Today and tomorrow, our regularly scheduled columns are being pre-empted by special programming. Over to you in the studio, Rob! —JLW
David Dean is an excellent writer of mystery stories, but don’t take my word for it. Read “Tomorrow’s Dead” in the current (July) Ellery Queen’s Mystery Magazine. David also happens to be a police chief and he has shared with us before a little of what it feels like to combine those two jobs. Clearly a glutton for punishment, David has volunteered to help us with something that should be very important to all mystery writers: getting your guns right.
WRITE TO BEAR ARMS-Part I
by David Dean
It’s hard to write crime fiction and avoid running into a gun. Sooner or later, your detective, police officer, femme fatale, low-life thug, outraged citizen, criminal mastermind; someone lurking within your pages, is gonna pull their piece and all hell is gonna break loose. You know I’m right, so it’s time to get to know your gat, your heater, your nine, your roscoe; that is to say, your gun.
Even though I’m a policeman I’m not an expert on guns; in fact, I’m not even a particularly good shot, but between seven years in the army and twenty-five with the force, I’ve handled quite a few. In this article I’m only going to focus on handguns.
As a writer it’s easy to stumble when putting firearms into the hands of the characters we create. Firstly, there are so many to choose from, and secondly, the average writer, even of crime fiction, doesn’t get the opportunity to handle guns very often, and may not even want to do so. But since you don’t want your cop-under-fire to reload his service revolver with a magazine and risk being laughed out of the publisher’s office, let’s talk guns.
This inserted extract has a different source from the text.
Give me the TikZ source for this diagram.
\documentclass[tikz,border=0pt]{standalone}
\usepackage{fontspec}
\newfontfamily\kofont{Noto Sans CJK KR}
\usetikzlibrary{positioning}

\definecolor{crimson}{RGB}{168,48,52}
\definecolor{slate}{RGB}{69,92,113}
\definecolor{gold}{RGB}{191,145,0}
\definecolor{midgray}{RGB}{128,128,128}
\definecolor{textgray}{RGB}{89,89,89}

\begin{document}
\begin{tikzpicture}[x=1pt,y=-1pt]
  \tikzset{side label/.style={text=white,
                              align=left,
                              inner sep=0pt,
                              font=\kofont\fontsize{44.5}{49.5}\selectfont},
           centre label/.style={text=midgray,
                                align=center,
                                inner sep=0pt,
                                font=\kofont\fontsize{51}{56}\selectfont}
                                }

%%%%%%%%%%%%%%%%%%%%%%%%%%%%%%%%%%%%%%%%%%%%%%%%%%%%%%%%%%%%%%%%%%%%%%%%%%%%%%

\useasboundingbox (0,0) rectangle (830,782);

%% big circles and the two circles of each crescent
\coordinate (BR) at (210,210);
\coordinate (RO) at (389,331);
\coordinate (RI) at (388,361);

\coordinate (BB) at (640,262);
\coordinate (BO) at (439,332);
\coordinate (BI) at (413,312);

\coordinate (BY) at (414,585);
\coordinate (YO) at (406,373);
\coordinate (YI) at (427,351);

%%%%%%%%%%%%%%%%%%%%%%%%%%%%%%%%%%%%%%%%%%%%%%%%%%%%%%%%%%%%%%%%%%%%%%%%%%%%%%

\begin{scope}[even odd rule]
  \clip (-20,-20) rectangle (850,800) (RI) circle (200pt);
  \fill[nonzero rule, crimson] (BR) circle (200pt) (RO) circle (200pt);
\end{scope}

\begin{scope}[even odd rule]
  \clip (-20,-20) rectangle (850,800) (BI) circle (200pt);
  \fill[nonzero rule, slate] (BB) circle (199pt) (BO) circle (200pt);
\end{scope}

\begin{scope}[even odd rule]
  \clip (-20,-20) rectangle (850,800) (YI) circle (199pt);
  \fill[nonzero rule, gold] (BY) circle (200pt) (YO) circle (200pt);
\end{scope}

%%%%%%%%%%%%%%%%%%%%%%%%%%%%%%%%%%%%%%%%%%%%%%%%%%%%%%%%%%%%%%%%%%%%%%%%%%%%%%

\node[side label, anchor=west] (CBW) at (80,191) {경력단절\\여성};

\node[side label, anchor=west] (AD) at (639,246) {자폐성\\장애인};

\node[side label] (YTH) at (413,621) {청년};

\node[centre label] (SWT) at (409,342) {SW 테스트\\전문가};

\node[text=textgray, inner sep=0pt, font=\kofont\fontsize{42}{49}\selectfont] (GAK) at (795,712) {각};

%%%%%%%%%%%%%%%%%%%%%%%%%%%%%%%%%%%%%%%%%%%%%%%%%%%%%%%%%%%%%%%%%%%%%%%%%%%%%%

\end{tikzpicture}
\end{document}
I’ll try not to get too technical and bore you with the details.
In essence there are two types of handguns: the revolver (as seen in all your favorite cowboy movies and early detective films) and the automatic (wielded by nearly everyone else and more accurately described as a semi-automatic, but I’ll get to that later). There are a few other types such as the musket-style pistol used by duelers of old and the machine-pistol (that is truly automatic) that crops up most often within the military sphere, but for the sake of clarity I’m going to focus only on the first two categories because they are, by far, the most common.
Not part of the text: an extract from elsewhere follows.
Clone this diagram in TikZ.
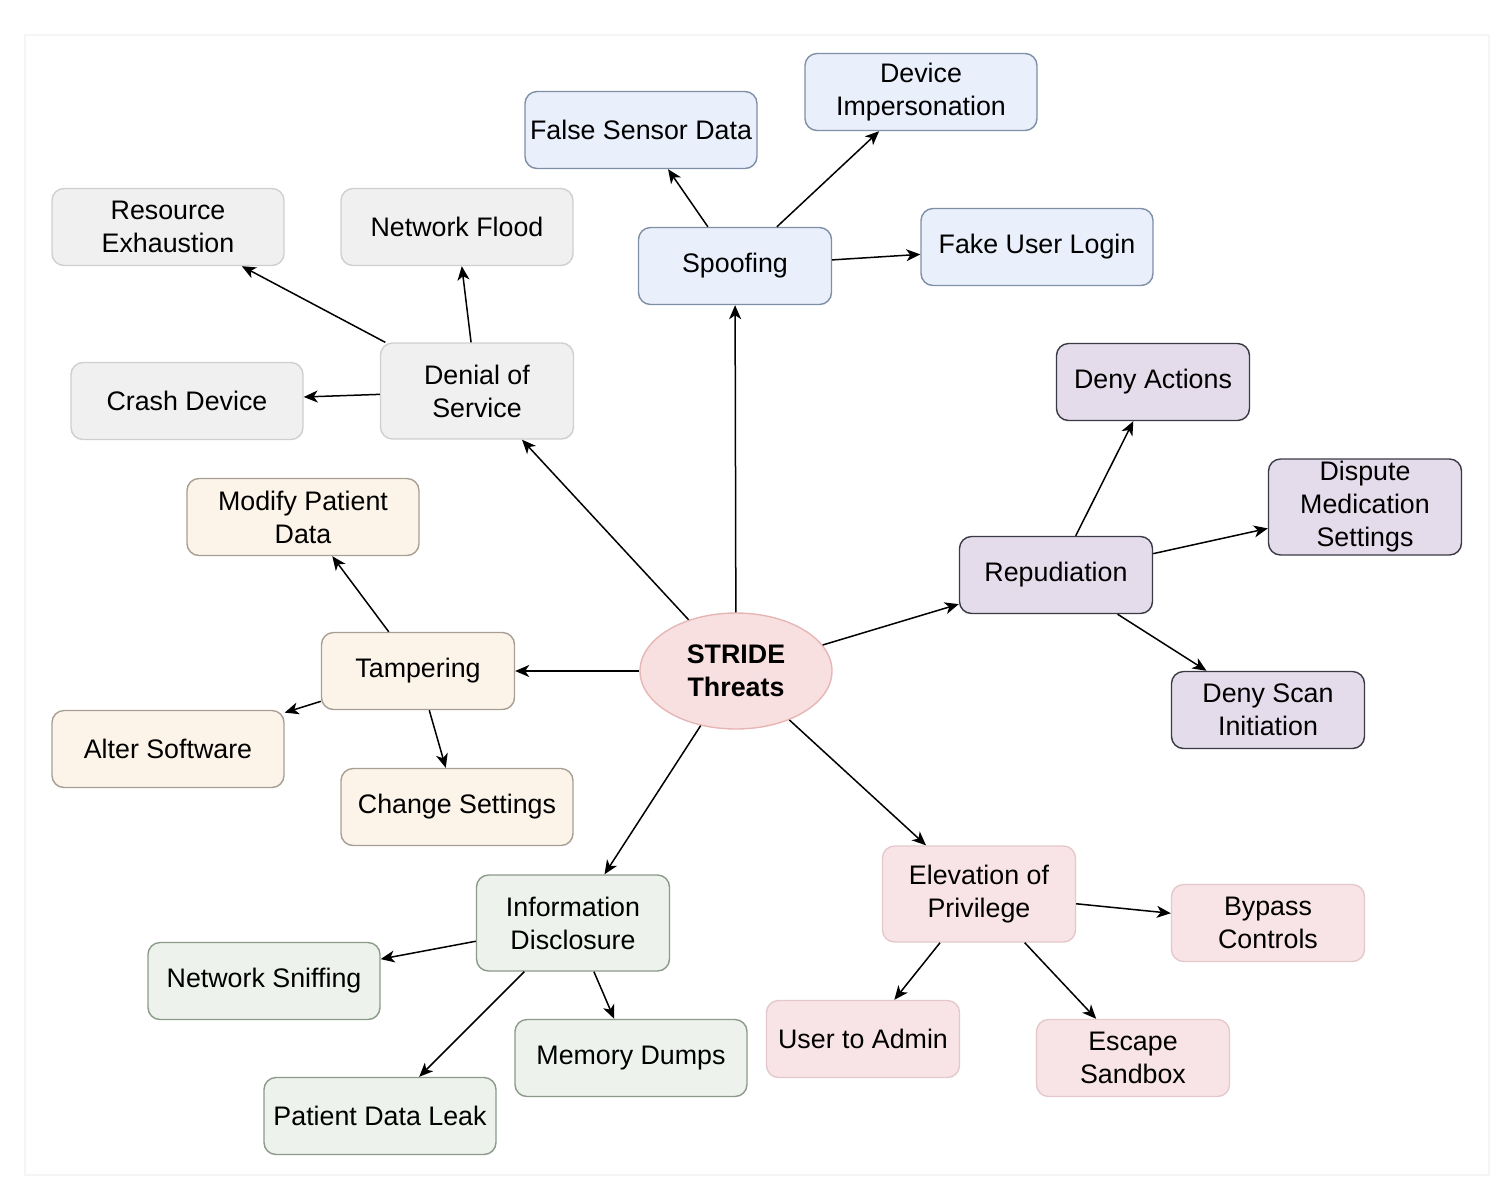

A revolver is so-called because of its design: a revolving cylinder. With each pull of the trigger this cylinder rotates a chamber containing a bullet into line with the barrel of the gun. That bullet is fired with the action. (See below.) Generally a revolver has six chambers within the cylinder (hence the appellation, “six-shooter”), though some have only five or even fewer.
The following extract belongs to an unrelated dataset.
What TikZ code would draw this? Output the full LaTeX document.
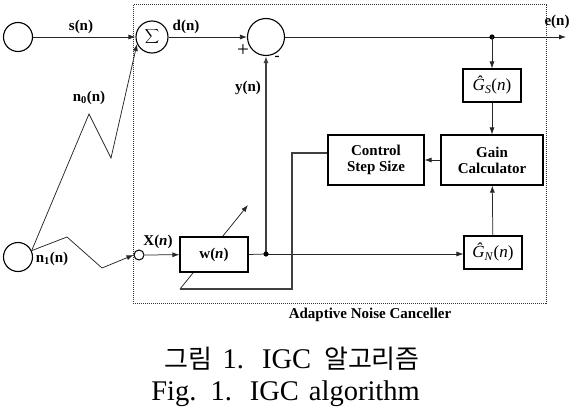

There are two basic types of revolvers: single-action and double-action. Oh Lord, you say, I thought you weren’t going to bore us with details. Well, I lied. Wise up; it’s important you know this so pay attention and keep your hands where I can see them.
A single-action is an old style of revolver that requires the shooter to pull back on the hammer with his thumb, thus rotating the next bullet into place; then pulling the trigger in order to fire that bullet. Remember the old Western TV series where the hero drew his six-shooter and then proceeded to ‘fan’ his gun by repeatedly slapping the hammer back with one hand while pulling the trigger with the other? That poor sap was wielding out-dated technology even for those times—he was saddled with a single-action gun and employing the only available tactic to make it shoot faster! It did look really cool though.
The new-fangled double-action only required that the gunman pull the trigger; the hammer cocking itself with the trigger-pull; then striking the bullet (technically, the firing pin, but I promised not to bog you down with details, and the point is the bullet gets struck) causing it to fire, thus combining the two actions with one trigger squeeze—double-action! It was a big improvement at the time because it allowed the gunman to fire much more rapidly while maintaining a degree of accuracy.
Revolvers, like their semi-automatic counterparts, are designed to fire one size of bullet, though again, I have to caution that there are exceptions. Bullets are generally described by their diameter, hence, .45 caliber, .38 caliber, 9 millimeter, etc. and it is their size and weight that determine the design, and limitations, of the gun itself. If the average pistol used in action films were truly able to fire as many bullets as Hollywood allows; they would weigh more than you and I could lift with one hand, much less accurately shoot.
Well, ’nuff said ’bout that—tomorrow: automatics. Until then, keep your powder dry and your head down.